* What you have to do
The lines to extract run from the start of the records through the line with "from bokeh.resources import INLINE", both ends included; drop the pictures.

##############################

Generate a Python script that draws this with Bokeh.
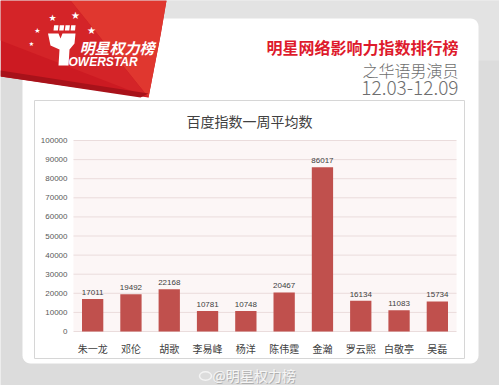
import numpy as np
from bokeh.plotting import figure
from bokeh.models import (Range1d, FixedTicker, NumeralTickFormatter, LinearAxis,
                          ColumnDataSource, LinearScale)
from bokeh.core.properties import value
from bokeh.embed import file_html
from bokeh.resources import INLINE

# ---------------- data ----------------
actors = ["朱一龙", "邓伦", "胡歌", "李易峰", "杨洋", "陈伟霆", "金瀚", "罗云熙", "白敬亭", "吴磊"]
baidu_avg = [17011, 19492, 22168, 10781, 10748, 20467, 86017, 16134, 11083, 15734]
y_ticks = [0, 10000, 20000, 30000, 40000, 50000, 60000, 70000, 80000, 90000, 100000]
chart_title = "百度指数一周平均数"
header_title = "明星网络影响力指数排行榜"
header_sub = "之华语男演员"
header_dates = "12.03-12.09"
brand_cn = "明星权力榜"
brand_en = "OWERSTAR"
watermark = "@明星权力榜"

# ---------------- layout ----------------
W, H = 499, 385
FL, FR, FT, FB = 73, 456, 140, 331   # chart plot area in page pixels

CJK = "Noto Sans CJK SC"
CJK_LIGHT = "Noto Sans CJK SC Light, Noto Sans CJK SC"
LAT = "Liberation Sans"

n = len(actors)
idx = list(range(n))

# main ranges = page pixel coordinates (used for decorations)
p = figure(width=W, height=H, x_range=Range1d(0, W), y_range=Range1d(H, 0),
           x_axis_location=None, y_axis_location=None,
           output_backend="svg", toolbar_location=None, tools="", min_border=0,
           background_fill_color="#dcdcdc", border_fill_color="#dcdcdc",
           outline_line_color=None)
p.xgrid.visible = False
p.ygrid.visible = False

# chart scales: categories and values mapped onto the plot area
cw = (FR - FL) / n
vpp = y_ticks[-1] / (FB - FT)
p.extra_x_ranges = {"cat": Range1d(-0.5 - FL / cw, -0.5 + (W - FL) / cw)}
p.extra_y_ranges = {"val": Range1d((FB - H) * vpp, FB * vpp)}
p.extra_x_scales = {"cat": LinearScale()}
p.extra_y_scales = {"val": LinearScale()}


def shape(xs, ys, color, alpha=1.0, line=None):
    p.patch([float(v) for v in xs], [float(v) for v in ys], fill_color=color,
            fill_alpha=alpha, line_color=line, level="image")


def label(x, y, text, size, color, font=CJK, align="left", baseline="middle", style="normal"):
    p.text(x=[x], y=[y], text=[text], text_font=value(font), text_font_size=f"{size}px",
           text_color=color, text_align=align, text_baseline=baseline,
           text_font_style=style)


# ---- subtle lighter band at the top of the page ----
shape([0, W, W, 0], [0, 0, 60, 60], "#e3e3e3")

# ---- white rounded panel ----
X0, X1, Y0, Y1, R = 22, 478, 18, 363, 8
th = np.linspace(0, 0.5 * np.pi, 8)
px = (list(X1 - R + R * np.sin(th)) + list(X1 - R + R * np.cos(th)) +
      list(X0 + R - R * np.sin(th)) + list(X0 + R - R * np.cos(th)))
py = (list(Y0 + R - R * np.cos(th)) + list(Y1 - R + R * np.sin(th)) +
      list(Y1 - R + R * np.cos(th)) + list(Y0 + R - R * np.sin(th)))
shape(px, py, "white")

# ---- red banner ----
shape([0, 166, 160, 148, 0], [0, 0, 35, 97, 76], "#cc1a22")
shape([70, 166, 160, 148], [0, 0, 35, 97], "#e0372f")
shape([0, 70, 148, 0], [0, 0, 97, 40], "#d42428")
shape([0, 148, 140, 0], [70, 93, 97, 76], "#a8121a")

# ---- logo ----
for fx in (53, 58.7, 64.4, 70.1):
    shape([fx + 0.6, fx + 5, fx + 4.4, fx], [24.7, 24.7, 30, 30], "white")
shape([47.5, 58, 60, 62, 75, 74, 69, 68, 58, 59, 50],
      [33, 33, 38, 33, 33, 43, 49, 65, 65, 49, 45], "white")

# ---- chart panel frame and plot-area background ----
shape([34, 464, 464, 34], [100, 100, 358, 358], "white", line="#d6d6d6")
p.quad(left=[-0.5], right=[n - 0.5], bottom=[y_ticks[0]], top=[y_ticks[-1]],
       x_range_name="cat", y_range_name="val", fill_color="#fcf6f6",
       line_color=None, level="image")

# ---- texts ----
for sx, sy, ss in [(52, 17, 9), (75, 15, 10), (37, 30, 7), (91, 30, 10), (31, 43, 6)]:
    label(sx, sy, "★", ss, "white", font="DejaVu Sans", align="center")
label(79, 47, brand_cn, 15, "white", style="bold italic")
label(68, 61, brand_en, 12, "white", font=LAT, style="bold italic")
label(458, 46, header_title, 16, "#de1a2c", align="right", style="bold")
label(458, 69, header_sub, 16, "#6e6e6e", font=CJK_LIGHT, align="right")
label(458, 87, header_dates, 19, "#6e6e6e", font=CJK_LIGHT, align="right")
label(249, 120, chart_title, 14, "#404040", align="center")

# ---- watermark ----
p.ellipse(x=[205], y=[375.5], width=12, height=8.5, fill_alpha=0, line_color="#f4f4f4",
          line_width=1.5)
label(213, 375, watermark, 14, "#b0b0b0")
label(212, 374, watermark, 14, "#f6f6f6")

# ---------------- gridlines, bars, value labels ----------------
p.segment(x0=[-0.5] * len(y_ticks), x1=[n - 0.5] * len(y_ticks), y0=y_ticks, y1=y_ticks,
          x_range_name="cat", y_range_name="val", line_color="#eadcdc", line_width=1)

src = ColumnDataSource(dict(pos=idx, avg=baidu_avg, lbl=[str(v) for v in baidu_avg]))
p.vbar(x="pos", top="avg", bottom=0, width=0.556, source=src,
       x_range_name="cat", y_range_name="val", fill_color="#c0504d", line_color=None)
p.text(x="pos", y="avg", text="lbl", source=src, x_range_name="cat", y_range_name="val",
       text_align="center", text_baseline="bottom", y_offset=-4, text_font_size="8px",
       text_color="#404040", text_font=value(LAT))

# ---------------- axes (fixed inside the page) ----------------
yax = LinearAxis(x_range_name="cat", y_range_name="val", fixed_location=-0.5,
                 ticker=FixedTicker(ticks=y_ticks), formatter=NumeralTickFormatter(format="0"),
                 axis_line_color=None, major_tick_line_color=None,
                 minor_tick_line_color=None, major_tick_out=0, minor_tick_out=0,
                 major_label_text_font_size="8px", major_label_text_color="#595959",
                 major_label_text_font=LAT, major_label_standoff=6)
p.add_layout(yax, "left")

xax = LinearAxis(x_range_name="cat", y_range_name="val", fixed_location=0,
                 ticker=FixedTicker(ticks=idx),
                 major_label_overrides={i: a for i, a in zip(idx, actors)},
                 axis_line_color=None, major_tick_line_color=None,
                 minor_tick_line_color=None, major_tick_out=0, minor_tick_out=0,
                 major_label_text_font_size="10px", major_label_text_color="#404040",
                 major_label_text_font=CJK, major_label_standoff=9)
p.add_layout(xax, "below")

open("out.html", "w").write(file_html(p, INLINE))
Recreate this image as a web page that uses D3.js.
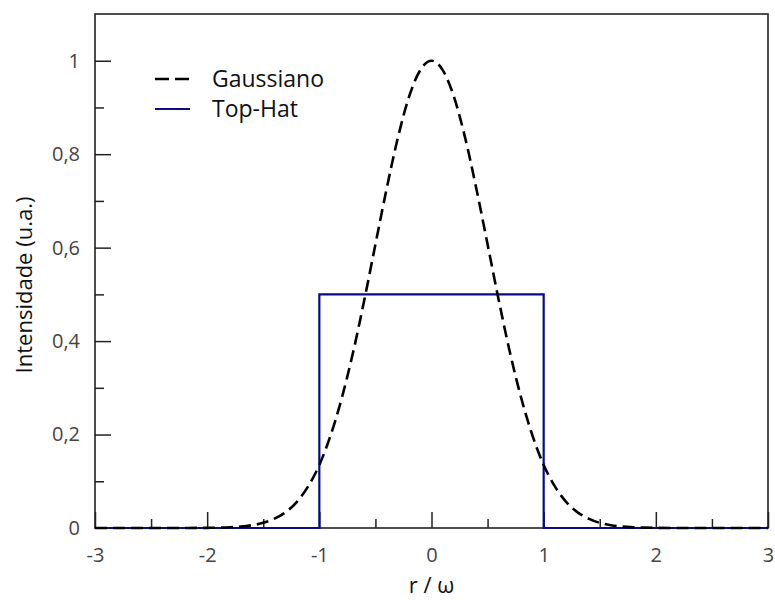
<!DOCTYPE html>
<html><head><meta charset="utf-8">
<script src="https://cdn.jsdelivr.net/npm/d3@7"></script>
<style>body{margin:0;background:#fff}svg{display:block}text{font-family:"Open Sans","Noto Sans",sans-serif}</style>
</head><body>
<svg id="c" width="775" height="600"></svg>
<script>
// Data
const gaussX = [-3,-2.5,-2.2,-2,-1.9,-1.8,-1.7,-1.6,-1.5,-1.4,-1.3,-1.2,-1.1,-1,-0.9,-0.8,-0.7,-0.6,-0.5,-0.4,-0.3,-0.2,-0.1,0,0.1,0.2,0.3,0.4,0.5,0.6,0.7,0.8,0.9,1,1.1,1.2,1.3,1.4,1.5,1.6,1.7,1.8,1.9,2,2.2,2.5,3];
const gaussY = [0,0,0.0001,0.0003,0.0007,0.0015,0.003,0.006,0.011,0.020,0.034,0.056,0.089,0.135,0.198,0.278,0.375,0.487,0.607,0.726,0.835,0.923,0.980,1,0.980,0.923,0.835,0.726,0.607,0.487,0.375,0.278,0.198,0.135,0.089,0.056,0.034,0.020,0.011,0.006,0.003,0.0015,0.0007,0.0003,0.0001,0,0];
const hatX = [-3,-1,-1,1,1,3];
const hatY = [0,0,0.5,0.5,0,0];
const xTicks = [-3,-2,-1,0,1,2,3];
const xTickLabels = ["-3","-2","-1","0","1","2","3"];
const xMinor = [-2.5,-1.5,-0.5,0.5,1.5,2.5];
const yTicks = [0,0.2,0.4,0.6,0.8,1];
const yTickLabels = ["0","0,2","0,4","0,6","0,8","1"];
const yMinor = [0.1,0.3,0.5,0.7,0.9];
const seriesNames = ["Gaussiano","Top-Hat"];

const svg = d3.select("#c");
const L=95,R=768,T=14,B=528;
const x = d3.scaleLinear().domain([-3,3]).range([L,R]);
const y = d3.scaleLinear().domain([0,1.1]).range([B,T]);
const axisColor="#222", labelColor="#444";
const FONT="'Open Sans','Noto Sans',sans-serif";

// frame
svg.append("rect").attr("x",L).attr("y",T).attr("width",R-L).attr("height",B-T)
  .attr("fill","none").attr("stroke",axisColor).attr("stroke-width",1.6);

// x axis
const gx = svg.append("g").attr("transform",`translate(0,${B})`)
  .call(d3.axisTop(x).tickValues(xTicks).tickSize(16).tickFormat(""));
const gxm = svg.append("g").attr("transform",`translate(0,${B})`)
  .call(d3.axisTop(x).tickValues(xMinor).tickSize(9).tickFormat(""));
const gxl = svg.append("g").attr("transform",`translate(0,${B})`)
  .call(d3.axisBottom(x).tickValues(xTicks).tickSize(0).tickPadding(27).tickFormat((d,i)=>xTickLabels[i]));
// y axis
const gy = svg.append("g").attr("transform",`translate(${L},0)`)
  .call(d3.axisRight(y).tickValues(yTicks.slice(1)).tickSize(16).tickFormat(""));
const gym = svg.append("g").attr("transform",`translate(${L},0)`)
  .call(d3.axisRight(y).tickValues(yMinor).tickSize(9).tickFormat(""));
const gyl = svg.append("g").attr("transform",`translate(${L},0)`)
  .call(d3.axisLeft(y).tickValues(yTicks).tickSize(0).tickPadding(15).tickFormat((d,i)=>yTickLabels[i]));
[gx,gxm,gxl,gy,gym,gyl].forEach(g=>{
  g.select(".domain").remove();
  g.selectAll(".tick line").attr("stroke",axisColor).attr("stroke-width",1.5);
  g.selectAll(".tick text").attr("fill",labelColor).style("font-size","20px").style("font-family",FONT);
});
gxl.selectAll(".tick text").attr("dy","0.35em");

// lines
const lineG = d3.line().x(d=>x(d[0])).y(d=>y(d[1])).curve(d3.curveMonotoneX);
const lineH = d3.line().x(d=>x(d[0])).y(d=>y(d[1]));
svg.append("path").datum(hatX.map((v,i)=>[v,hatY[i]])).attr("d",lineH)
  .attr("fill","none").attr("stroke","#0a0a85").attr("stroke-width",2.2);
svg.append("path").datum(gaussX.map((v,i)=>[v,gaussY[i]])).attr("d",lineG)
  .attr("fill","none").attr("stroke","#000").attr("stroke-width",2.6).attr("stroke-dasharray","12,6");

// legend
const leg = [{y:79,color:"#000",dash:"14,6"},{y:109,color:"#0a0a85",dash:null}];
leg.forEach((l,i)=>{
  svg.append("line").attr("x1",155).attr("x2",190).attr("y1",l.y).attr("y2",l.y)
    .attr("stroke",l.color).attr("stroke-width",i?2.2:2.6).attr("stroke-dasharray",l.dash);
  svg.append("text").attr("x",212).attr("y",l.y).attr("dy","0.35em").attr("fill","#111")
    .style("font-size","23px").text(seriesNames[i]);
});

// axis titles
svg.append("text").attr("x",(L+R)/2).attr("y",593).attr("text-anchor","middle").attr("fill","#111")
  .style("font-size","22px").text("r / ω");
svg.append("text").attr("transform",`translate(32,${(T+B)/2+14}) rotate(-90)`).attr("text-anchor","middle")
  .attr("fill","#111").style("font-size","22px").text("Intensidade (u.a.)");
</script>
</body></html>
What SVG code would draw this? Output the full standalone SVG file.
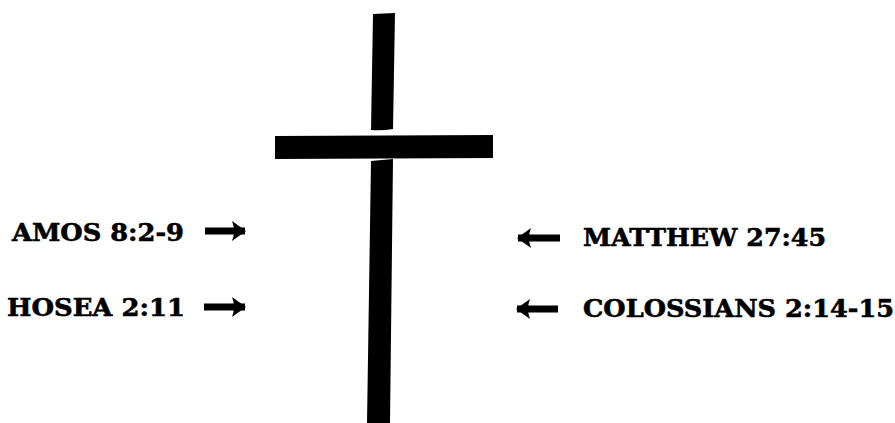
<svg xmlns="http://www.w3.org/2000/svg" width="895" height="423" viewBox="0 0 895 423">
<style>
.lbl{font-family:"DejaVu Serif","Liberation Serif",serif;font-weight:bold;font-size:25px;fill:#000;stroke:#000;stroke-width:0.6}
.bar{fill:#000}
.arr{stroke:#000;stroke-width:7;fill:none}
</style>
<defs>
<marker id="head" markerUnits="userSpaceOnUse" markerWidth="14" markerHeight="20" refX="13" refY="10" orient="auto">
<path d="M0,0 L14,10 L0,20 Q4,10 0,0 z" fill="#000"/>
</marker>
</defs>
<rect width="895" height="423" fill="#fff"/>
<g id="cross">
<path class="bar" d="M373,14 L395,13 L393,129 Q382,131 371,130 Z"/>
<path class="bar" d="M275,136 L493,135 L493,158 L275,159 Z"/>
<path class="bar" d="M371,161 L393,159 L390,423 L367,423 Z"/>
</g>
<g id="amos"><text class="lbl" x="12" y="241" textLength="172" lengthAdjust="spacingAndGlyphs">AMOS 8:2-9</text></g>
<g id="hosea"><text class="lbl" x="7" y="316" textLength="178" lengthAdjust="spacingAndGlyphs">HOSEA 2:11</text></g>
<g id="matthew"><text class="lbl" x="583" y="246" textLength="243" lengthAdjust="spacingAndGlyphs">MATTHEW 27:45</text></g>
<g id="colossians"><text class="lbl" x="583" y="317" textLength="311" lengthAdjust="spacingAndGlyphs">COLOSSIANS 2:14-15</text></g>
<g id="connectors">
<line class="arr" x1="205" y1="231" x2="245" y2="231" marker-end="url(#head)"/>
<line class="arr" x1="204" y1="307" x2="245" y2="307" marker-end="url(#head)"/>
<line class="arr" x1="560" y1="238" x2="518" y2="238" marker-end="url(#head)"/>
<line class="arr" x1="558" y1="309" x2="517" y2="309" marker-end="url(#head)"/>
</g>
</svg>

##############################

* The answer
Generate a Python script that draws this with Bokeh.
import numpy as np
from bokeh.plotting import figure
from bokeh.models import (Range1d, FixedTicker, NumeralTickFormatter, LinearAxis,
                          ColumnDataSource, LinearScale)
from bokeh.core.properties import value
from bokeh.embed import file_html
from bokeh.resources import INLINE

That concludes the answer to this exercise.